Improving modelling and understanding
Since DNV GL’s paper, and Orsted’s subsequent revising down of its estimates, more work has been done to better model and understand these effects and how they have an impact on wind power production.
Luke Clark, director of strategic communications at trade association RenewableUK, says: “The offshore wind industry has done a huge amount of analysis of blockage and wake effects, and that’s led to developments in the layout of wind farms to minimise these effects and maximise production.
“Developers understand that load factors vary at different sites and at different times. As we learn more, we’ll see further innovation and the industry is already using larger, more productive turbines which will drive growth over the next ten years, so that offshore wind will meet more than a third of UK power needs by 2030.”

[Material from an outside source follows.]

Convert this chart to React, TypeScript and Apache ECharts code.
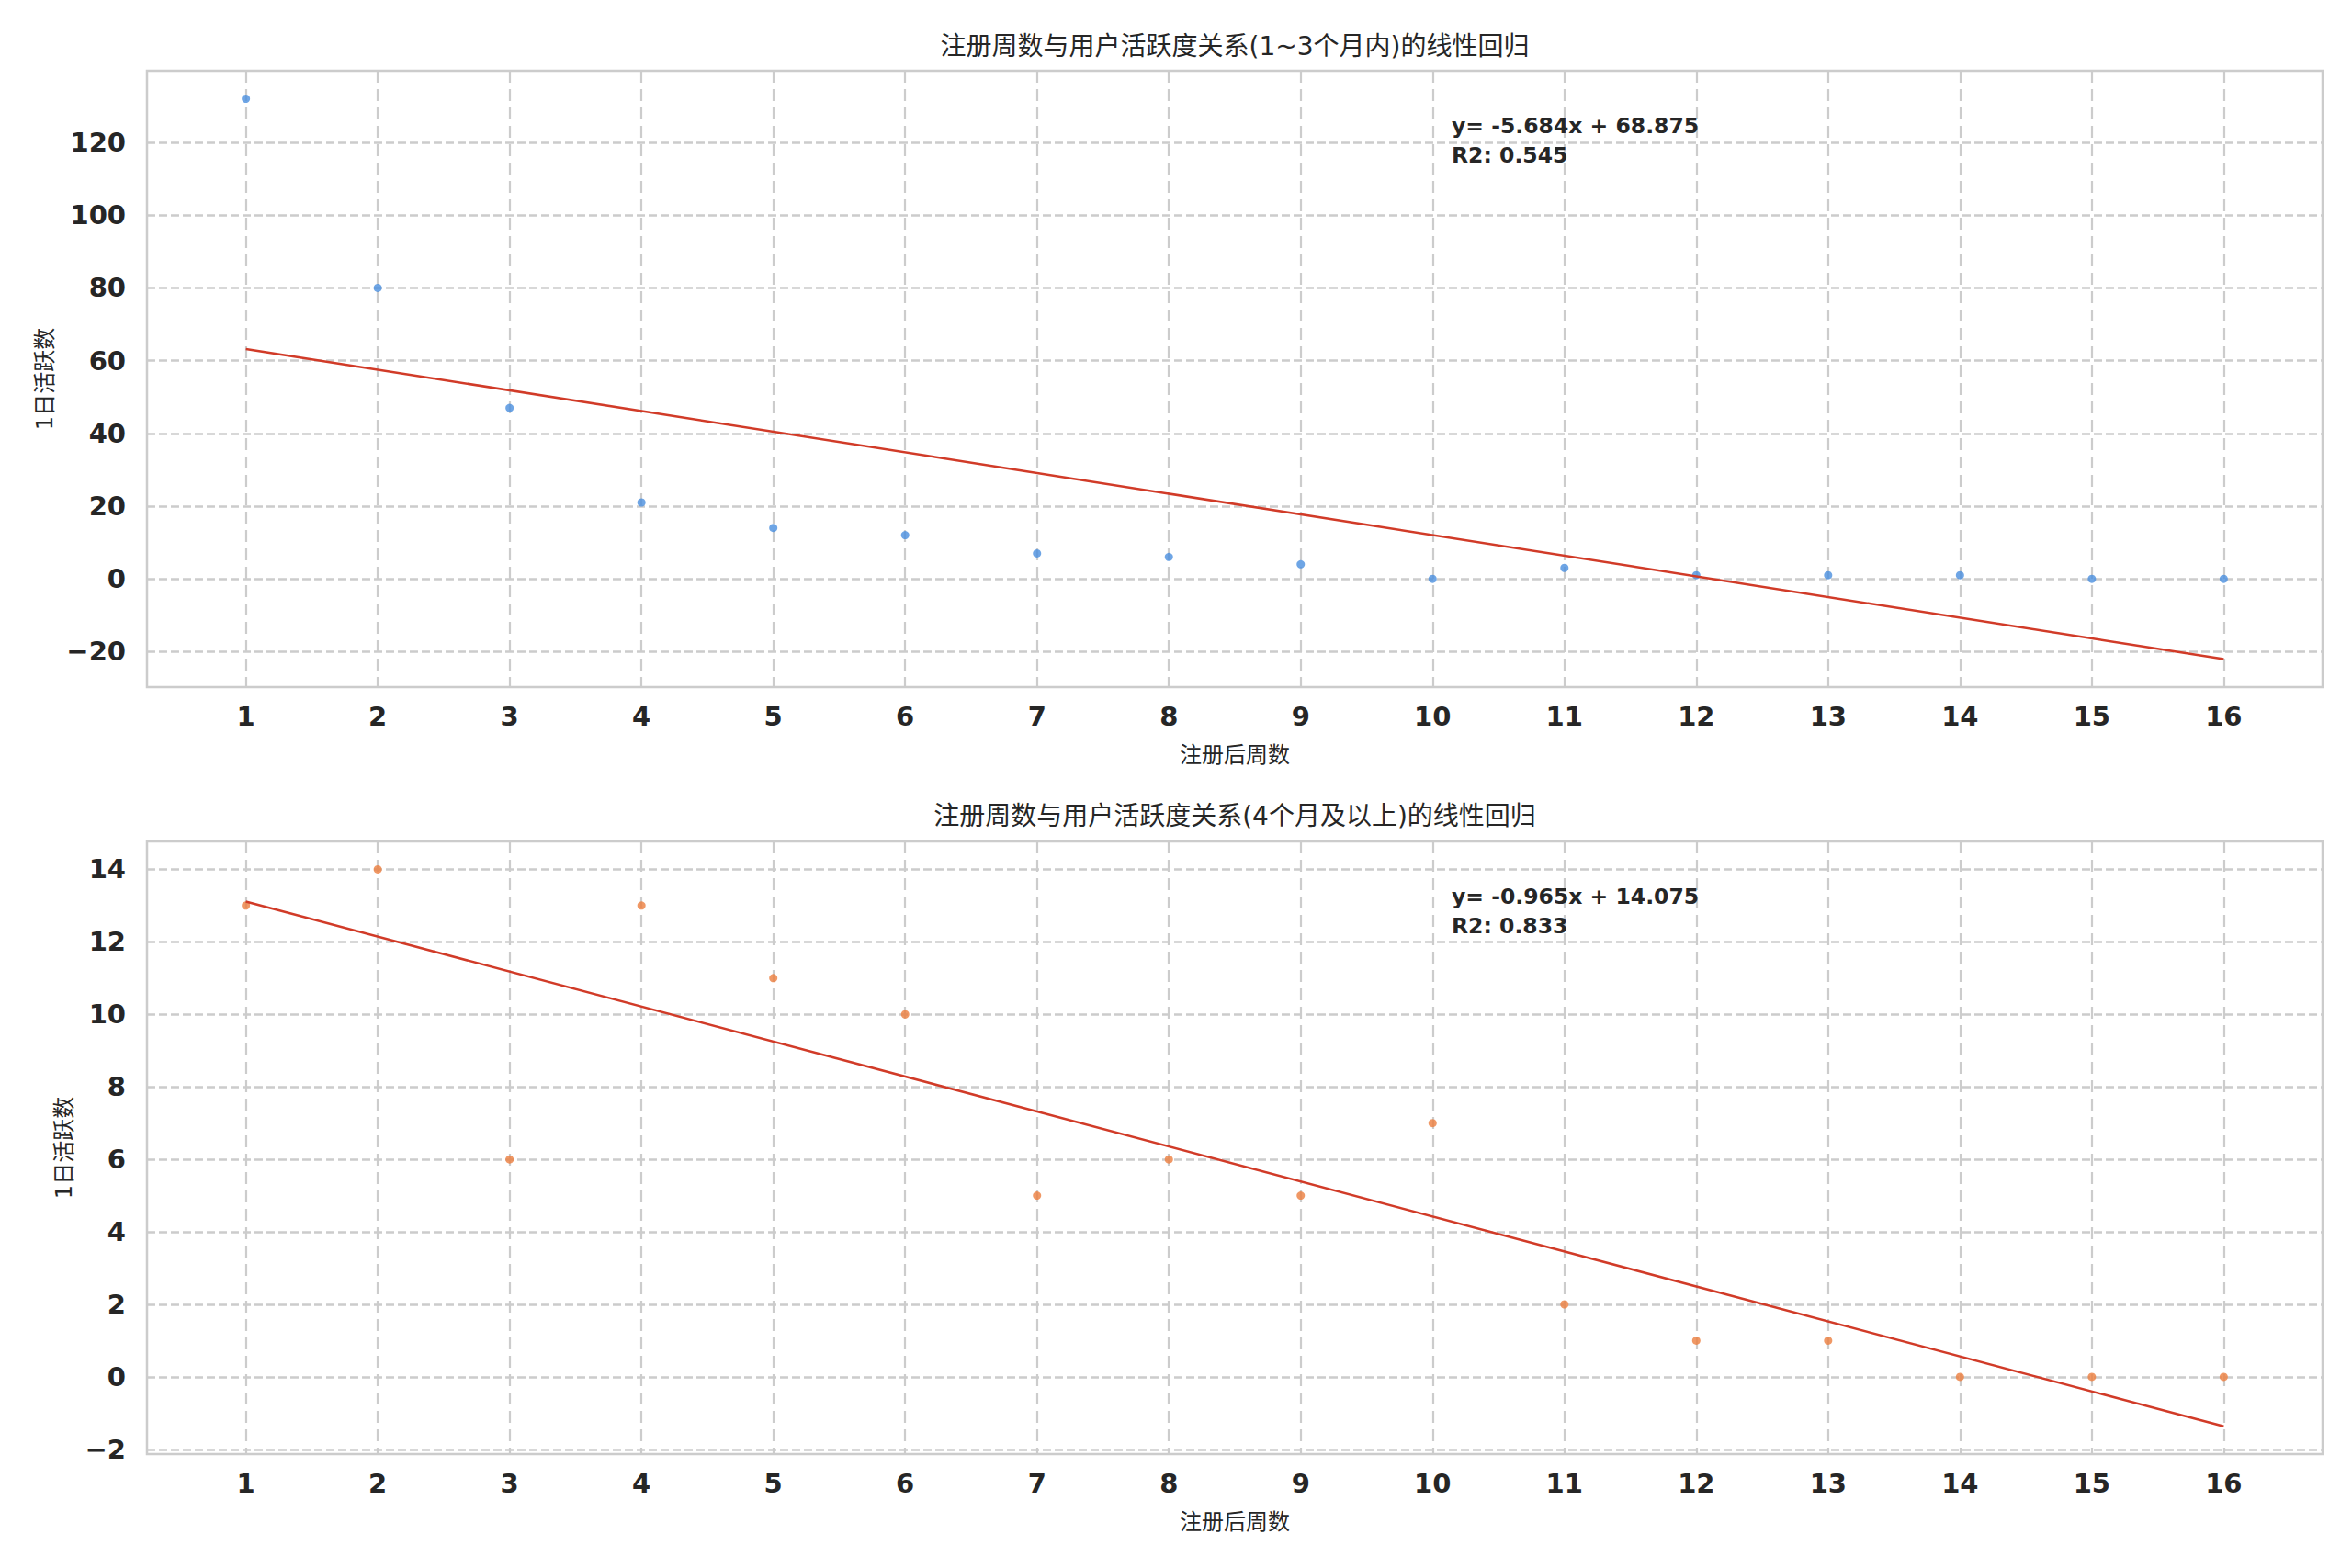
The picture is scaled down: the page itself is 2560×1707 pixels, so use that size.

The industry’s understanding of blockage and wake effects is only going to increase, and Anderson thinks addressing these concerns now is highlighting a growing maturity in the industry: “We’re getting to the point now where costs have come down so much in the past few years, these sorts of calculations are starting to have a bigger impact on the overall business case.
“So really, it comes down to refined calculations and being more accurate in the estimates for how much impact these are going to have so that projects don’t get hit in future years as well. I suppose the risk would be that if you don’t take this into account now it comes back to hitting you in a few years’ time when you actually start trying to get the power from these plants.
“So by doing that, at this stage, it just shows a greater maturity of the industry to be prepared for future years, and to be a long-term industry rather than just trying to get these projects over the line.”